1. Graphon → Graph sampling

plot_graphon(W)

A, u = sample_GnW(W, 400)

plot_adj(A)
plot_adj(A, order=u.argsort())

Demonstrates how sampled graphs reflect the graphon structure.

Better yet, use the 4-panel sampling visualization to see the full pipeline:

from graphlimpy.viz import plot_sampling_4panel
plot_sampling_4panel(W, n=400, k=25)

2. Relabelings

Permuting vertices changes adjacency matrix appearance but not structure.

Experiment:

A_perm = permute(A)

cut_distance_graphs(A, A_perm)

Distance $\approx 0$.

3. Graph sequence convergence

Fix a graphon and sample larger graphs.

for n in [50, 100, 200, 400]:
    A, _ = sample_GnW(W, n)

Observe:

  • adjacency matrices stabilize
  • subgraph densities converge
  • cut distance to graphon decreases

4. Step graphon approximations

B = empirical_step_graphon(A, k=20)

Increasing $k$ improves approximation.

Related to the weak regularity lemma.

Dependencies

The core library intentionally has minimal dependencies:

numpy
matplotlib

This keeps the code lightweight and easy to read.

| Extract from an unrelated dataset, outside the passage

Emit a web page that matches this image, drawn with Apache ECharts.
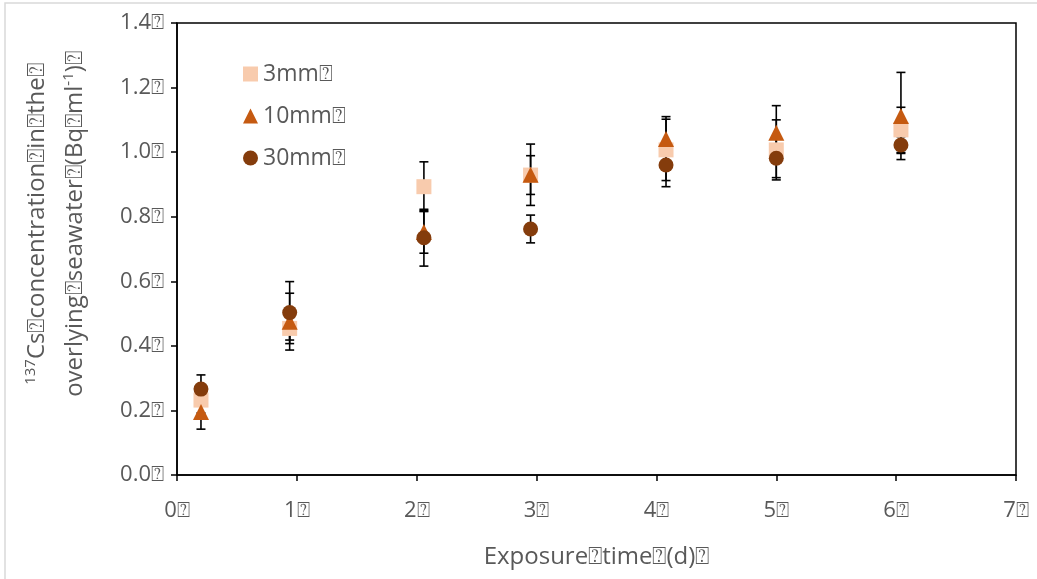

Optional integrations (not required):

networkx
ipywidgets
scipy

These may be useful for visualization, experimentation, or optimization.

Future Extensions

Possible later additions:

  • stochastic block model inference
  • spectral graphon estimation
  • cut-distance visualization
  • graphon fitting algorithms
  • sparse graphon models

Example Session

from graphlimpy.graphons import half_graphon
from graphlimpy.sample import sample_GnW
from graphlimpy.viz import plot_graphon, plot_adj
from graphlimpy.cut import cut_distance_graphons

W = half_graphon()

plot_graphon(W)

A, u = sample_GnW(W, 400)

plot_adj(A)
plot_adj(A, order=u.argsort())

print(cut_distance_graphons(W, W))

Purpose

This repository is meant as a graphon playground for experimentation and learning, particularly useful for reading groups working through Lovász’s Large Networks and Graph Limits.